I had beers for the holidays with some data center friends last night. We had fun chatting about all kinds of topics. One guy is lucky to have executives who will listen to the data center issues. One of the other guys is unlucky with management who doesn’t understand the data center. The gal is watching craziness at the executive level at another company as they save costs. My own situation at big companies is long gone. My past problem at big companies is I was focused on doing the right thing in spite of management.
Just yesterday I was reading this white paper on Speaking Truth to Power and many points are made that resonated.
The truth that makes men free is for the most part
the truth which men prefer not to hear.
--Herbert Agar, A Time for Greatness (1942)
The author writes about an authority power dominated company (Cowles Media) vs. an open challenge of authority’s decisions (FedEx) and summarizes with...
The lesson I drew from these examples nearly three decades ago was that mangers in companies with healthy cultures were constantly willing to rethink even their most basic assumptions through a process of constructive dissent.
Many companies have the belief the CEO should always be the authority with power.
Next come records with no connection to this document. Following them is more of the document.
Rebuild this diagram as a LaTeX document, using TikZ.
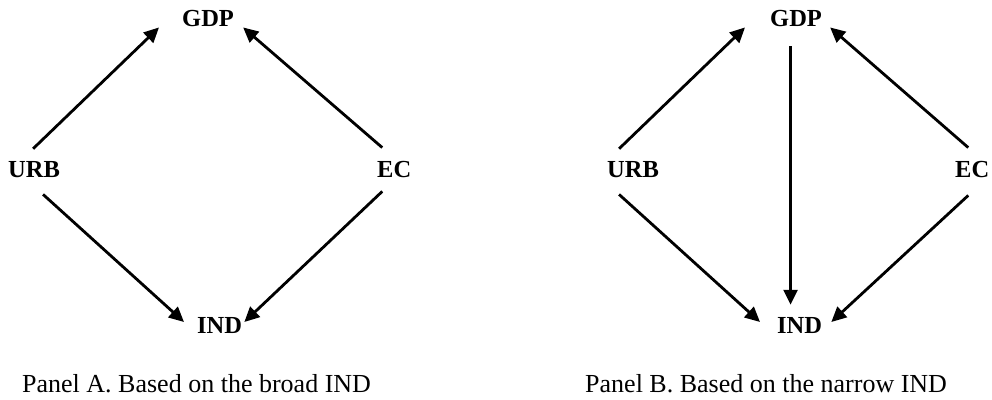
\documentclass[tikz,border=0pt]{standalone}
\usepackage{fontspec}
\setmainfont{Liberation Serif}
\usetikzlibrary{arrows.meta}
\begin{document}
\begin{tikzpicture}[x=1pt,y=1pt,
  lab/.style={anchor=base west,inner sep=0pt,font=\fontsize{24.5}{26}\selectfont\bfseries},
  captext/.style={anchor=base west,inner sep=0pt,font=\fontsize{26}{28}\selectfont},
  arr/.style={line width=2.8pt,-{Triangle[length=15pt,width=14pt]}}]
\useasboundingbox (0,0) rectangle (992,399);
% Panel A
\node[lab] (ga) at (182,372) {GDP};
\node[lab] (ua) at (8,221) {URB};
\node[lab] (ea) at (377,221) {EC};
\node[lab] (ia) at (197,66) {IND};
\node[captext] (ca) at (22,7) {Panel A. Based on the broad IND};
\draw[arr] ([shift={(-1,13)}]ua.north) -- ([shift={(-23,0)}]ga.south west);
\draw[arr] ([shift={(-12,14)}]ea.north) -- ([shift={(9,0)}]ga.south east);
\draw[arr] ([shift={(9,-16)}]ua.south) -- ([shift={(-13,3)}]ia.west);
\draw[arr] ([shift={(-12,-13)}]ea.south) -- ([shift={(2,3)}]ia.east);
% Panel B
\node[lab] (gb) at (770,372) {GDP};
\node[lab] (ub) at (607,221) {URB};
\node[lab] (eb) at (955,221) {EC};
\node[lab] (ib) at (777,66) {IND};
\node[captext] (cb) at (585,7) {Panel B. Based on the narrow IND};
\draw[arr] ([shift={(-14,13)}]ub.north) -- ([shift={(-25,0)}]gb.south west);
\draw[arr] ([shift={(-4,14)}]eb.north) -- ([shift={(8,0)}]gb.south east);
\draw[arr] ([shift={(-5.5,-19)}]gb.south) -- ([shift={(-5.5,12)}]gb.south |- ib.north);
\draw[arr] ([shift={(-14,-16)}]ub.south) -- ([shift={(-17,3)}]ib.west);
\draw[arr] ([shift={(-4,-17)}]eb.south) -- ([shift={(9,3)}]ib.east);
\end{tikzpicture}
\end{document}
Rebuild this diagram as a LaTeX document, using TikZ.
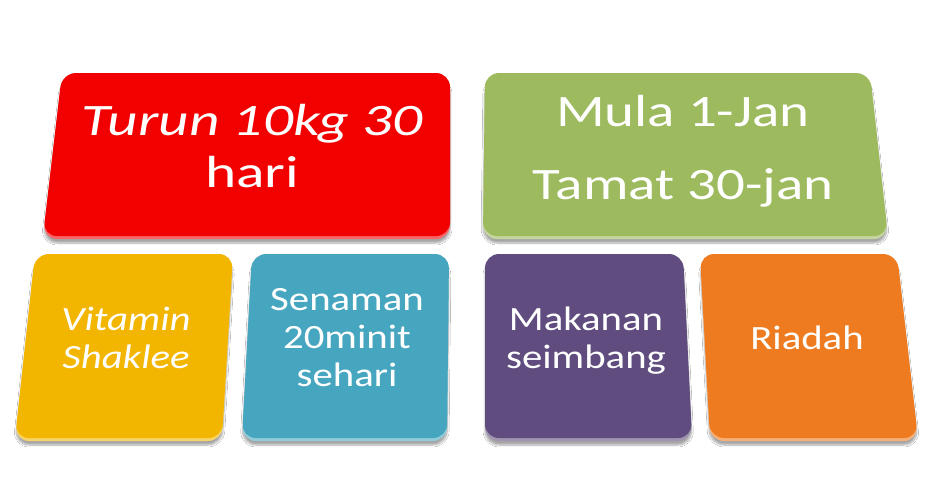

thanks to the much-publicized behavior of imperial CEOs in the 1990s, a cultural expectation has been created that leaders need to be decisive, tough, take-charge men who quickly fire those who are not "team-players." Imagine the courage it would take to tell a Jack Welch, a Scott McNeely, an Andy Grove, or a Larry Ellison news he didn't want to hear? Even in a book by fawning admirers, Jack Welch came across as a modern-day Attila when GE mangers dared to question him. Dissenters were berated, insulted, and abused: "According to former employees, Welch conducts meetings so aggressively that people tremble. He attacks almost physically with his intellect-criticizing, demeaning, ridiculing, humiliating." One humiliated former GE-executive who had been publicly dressed down by Welch for daring to question his boss admitted to the moderator of an Aspen Institute seminar in the early 1990s that Welch's furious tirade "caused me to soil my pants."
The white paper is a long read, but will get you thinking about the challenges of Speaking Truth to those in Power.